LAKE ARROWHEAD, Calif. (AP) — A wildfire threatening homes in Southern California's rugged San Bernardino Mountains grew to over 12 square miles Tuesday while authorities reopened Highway 1 on the state's central coast after parts were closed due to the huge wildfire just north of Big Sur.
Mandatory and voluntary evacuations covered 5,300 homes in the Southern California fire area between mountain communities around Lake Arrowhead and the high desert city of Hesperia to the north, said Lyn Sieliet, a U.S. Forest Service spokeswoman. The number of people who left was not known.
Southwest winds pushed the fire northward through the mountains toward the desert.
Schools in Hesperia were closed as a precaution because of the fire's movement and two neighboring districts also shut down for the day due to poor air quality caused by smoke.
More than 900 firefighters aided by retardant-dropping air tankers and water-dropping helicopters had just 6 percent of the fire contained, but no structures had been lost since it erupted at 12:10 p.m. Sunday. The cause remained under investigation.
Overnight prospects looked good for firefighters, with temperatures dipping into the low 60s and humidity rising.
Meanwhile, California's biggest wildfire expanded to more than 104 square miles north of scenic Big Sur.
An army of more than 5,000 firefighters and a fleet of air tankers and helicopters made progress, however, surrounding 50 percent of the nearly 3-week-old fire.
Due to increased wind and flames from the spreading fire, Highway 1 was closed Monday night but reopened early Tuesday.
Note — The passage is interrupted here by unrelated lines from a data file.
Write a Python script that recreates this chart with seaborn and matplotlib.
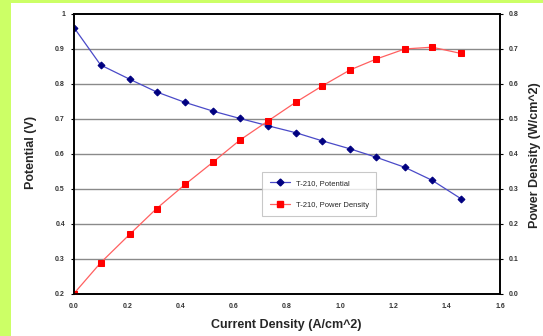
import matplotlib
matplotlib.use("Agg")
import matplotlib.pyplot as plt
import seaborn as sns
import pandas as pd
from matplotlib.lines import Line2D
from matplotlib.patches import Rectangle

current = [0.0, 0.10, 0.21, 0.31, 0.417, 0.522, 0.623, 0.729, 0.834, 0.932, 1.037, 1.135, 1.243, 1.345, 1.454]
potential = [0.961, 0.854, 0.813, 0.777, 0.747, 0.722, 0.701, 0.680, 0.660, 0.637, 0.614, 0.590, 0.561, 0.524, 0.471]
power = [0.0, 0.088, 0.170, 0.243, 0.312, 0.376, 0.439, 0.494, 0.548, 0.594, 0.640, 0.671, 0.700, 0.705, 0.687]

df = pd.DataFrame({"current": current, "potential": potential, "power": power})

sns.set_style("white")
plt.rcParams['font.family'] = ['Liberation Sans', 'DejaVu Sans']

W, H = 543, 336
fig = plt.figure(figsize=(W / 100, H / 100), dpi=100, facecolor="#ccff66")
fig.patches.append(Rectangle((11 / W, 0), 1 - 11 / W, 1 - 3 / H, transform=fig.transFigure,
                             facecolor="white", edgecolor="none", zorder=-5))

left, right, top, bottom = 74, 500, 14, 293.5
ax = fig.add_axes([left / W, 1 - bottom / H, (right - left) / W, (bottom - top) / H])
ax.set_facecolor("white")
ax2 = ax.twinx()

sns.lineplot(data=df, x="current", y="potential", ax=ax, color="#4a4ac8", lw=0.9,
             marker="D", markersize=3.5, markerfacecolor="#000080", markeredgecolor="#000080")
sns.lineplot(data=df, x="current", y="power", ax=ax2, color="#ff6060", lw=0.9,
             marker="s", markersize=4.5, markerfacecolor="#ff0000", markeredgecolor="#ff0000")

ax.set_xlim(0, 1.6)
ax.set_ylim(0.2, 1.0)
ax2.set_ylim(0, 0.8)

xt = [0.0, 0.2, 0.4, 0.6, 0.8, 1.0, 1.2, 1.4, 1.6]
yt = [0.2, 0.3, 0.4, 0.5, 0.6, 0.7, 0.8, 0.9, 1.0]
y2t = [0.0, 0.1, 0.2, 0.3, 0.4, 0.5, 0.6, 0.7, 0.8]
ax.set_xticks(xt)
ax.set_xticklabels([f"{v:.1f}" for v in xt])
ax.set_yticks(yt)
ax.set_yticklabels(["0.2", "0.3", "0.4", "0.5", "0.6", "0.7", "0.8", "0.9", "1"])
ax2.set_yticks(y2t)
ax2.set_yticklabels([f"{v:.1f}" for v in y2t])

for a in (ax, ax2):
    a.tick_params(axis="both", labelsize=5, length=2.5, width=0.8, color="black", pad=4)
    for s in a.spines.values():
        s.set_color("black")
        s.set_linewidth(1.2)
for lbl in ax.get_xticklabels() + ax.get_yticklabels() + ax2.get_yticklabels():
    lbl.set_fontweight("bold")
    lbl.set_color("#333333")

ax.grid(False)
ax2.grid(False)
for v in yt[1:-1]:
    ax.axhline(v, color="#8a8a8a", lw=1.0, zorder=0)

ax.set_xlabel("")
ax.set_ylabel("")
ax2.set_ylabel("")
fig.text(286 / W, 1 - 325 / H, "Current Density (A/cm^2)", ha="center", va="center",
         fontsize=9, fontweight="bold")
fig.text(31 / W, 1 - 152 / H, "Potential (V)", ha="center", va="center", rotation=90,
         fontsize=9, fontweight="bold")
fig.text(535 / W, 1 - 155 / H, "Power Density (W/cm^2)", ha="center", va="center", rotation=90,
         fontsize=9, fontweight="bold")

handles = [
    Line2D([], [], color="#4a4ac8", lw=0.9, marker="D", markersize=3.5,
           markerfacecolor="#000080", markeredgecolor="#000080"),
    Line2D([], [], color="#ff6060", lw=0.9, marker="s", markersize=4.5,
           markerfacecolor="#ff0000", markeredgecolor="#ff0000"),
]
if ax.get_legend():
    ax.get_legend().remove()
if ax2.get_legend():
    ax2.get_legend().remove()
leg = ax2.legend(handles, ["T-210, Potential", "T-210, Power Density"],
                 loc="upper left", bbox_to_anchor=((262 - left) / (right - left), (bottom - 172) / (bottom - top)),
                 fontsize=5.5, frameon=True, fancybox=False, handlelength=2.6,
                 labelspacing=1.9, borderpad=1.0, borderaxespad=0)
leg.get_frame().set_edgecolor("#bbbbbb")
leg.get_frame().set_linewidth(0.8)

fig.savefig("out.png", dpi=100, facecolor=fig.get_facecolor())
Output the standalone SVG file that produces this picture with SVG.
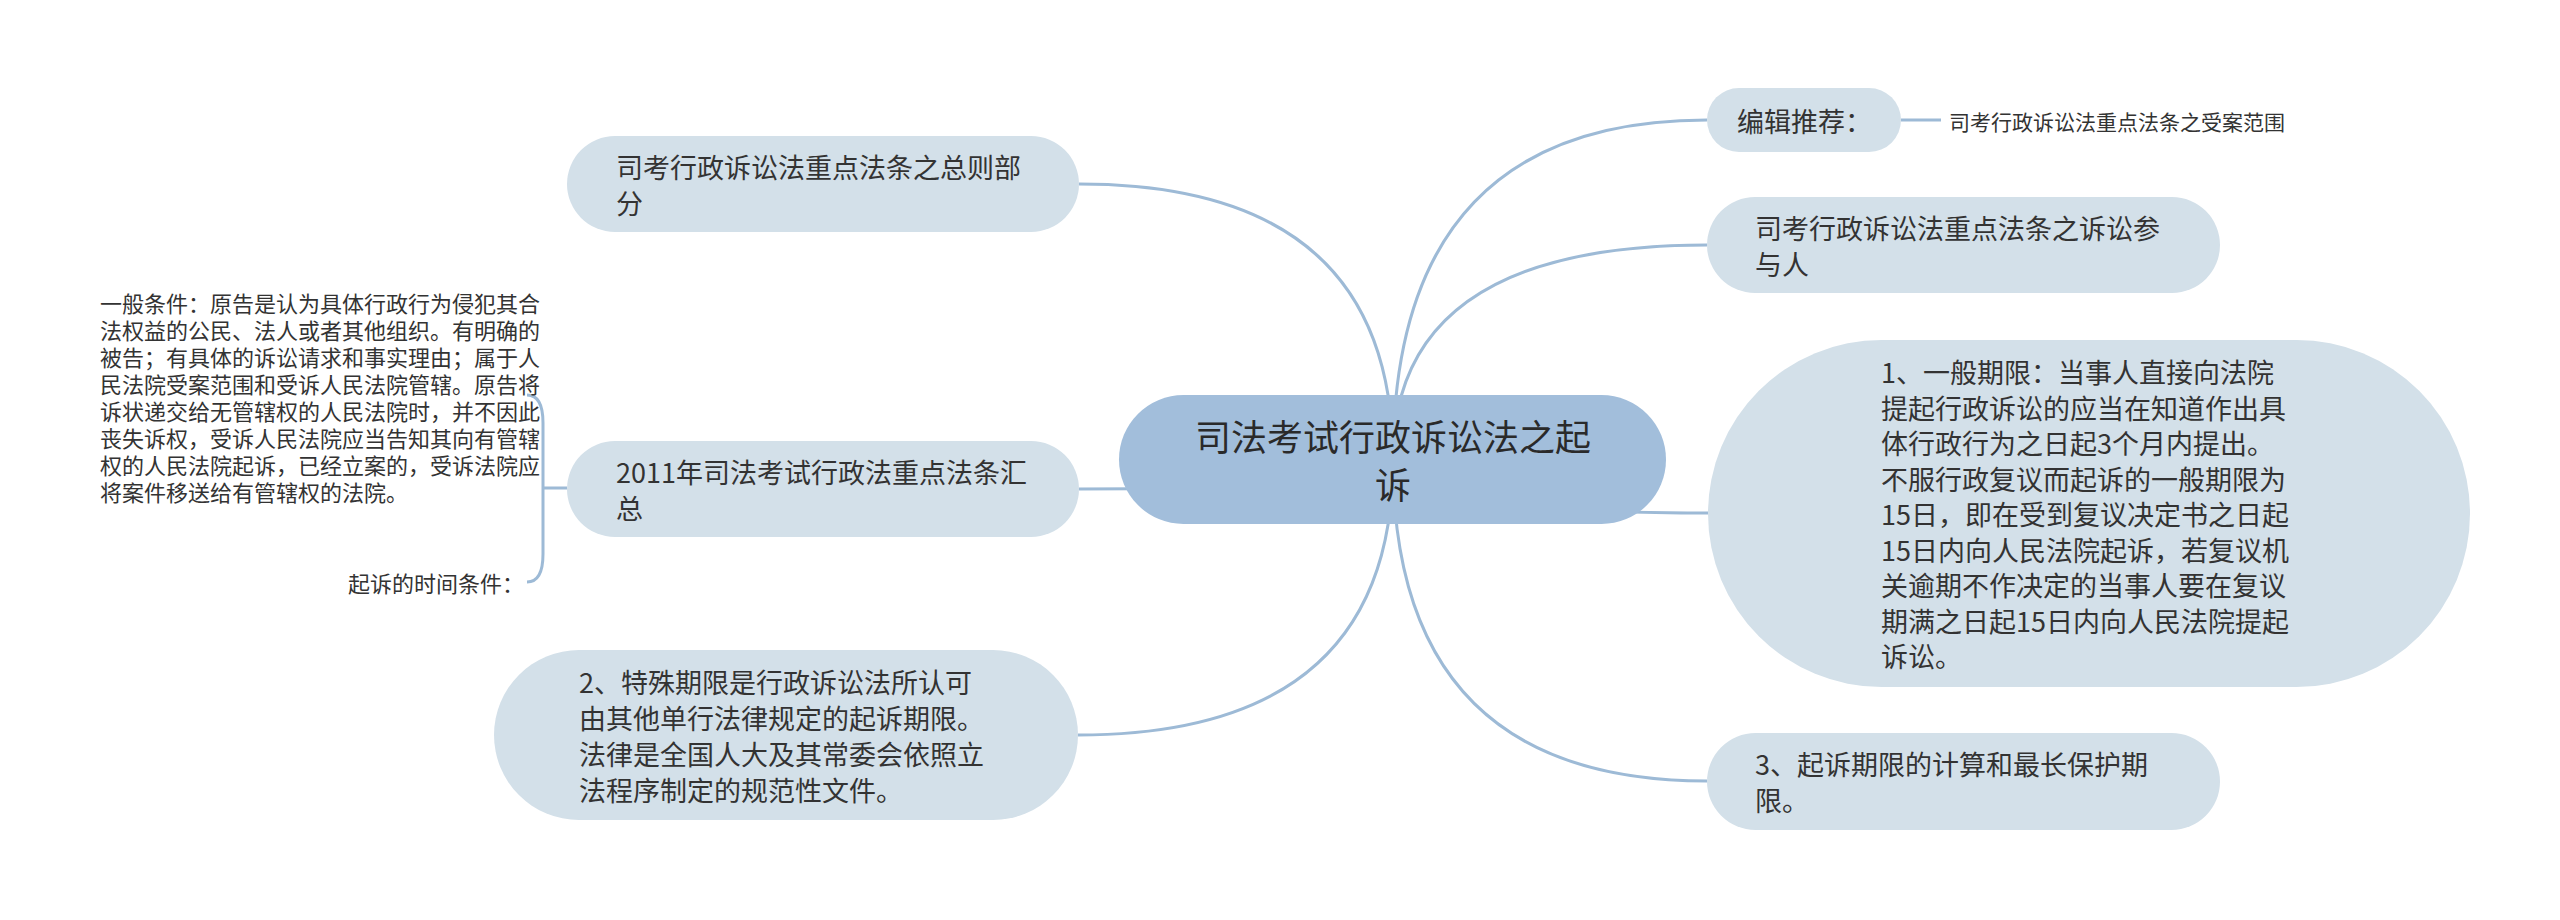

More temporary closures could follow.
Some residents have been allowed to return to their homes, but some evacuation orders remained in place, while others were reduced to warnings.
Five state parks on Highway 1 between San Francisco and Los Angeles remained closed.
The fire, which has destroyed 57 homes, damaged three others and led to the death of a bulldozer operator in an accident, was caused by an illegal campfire.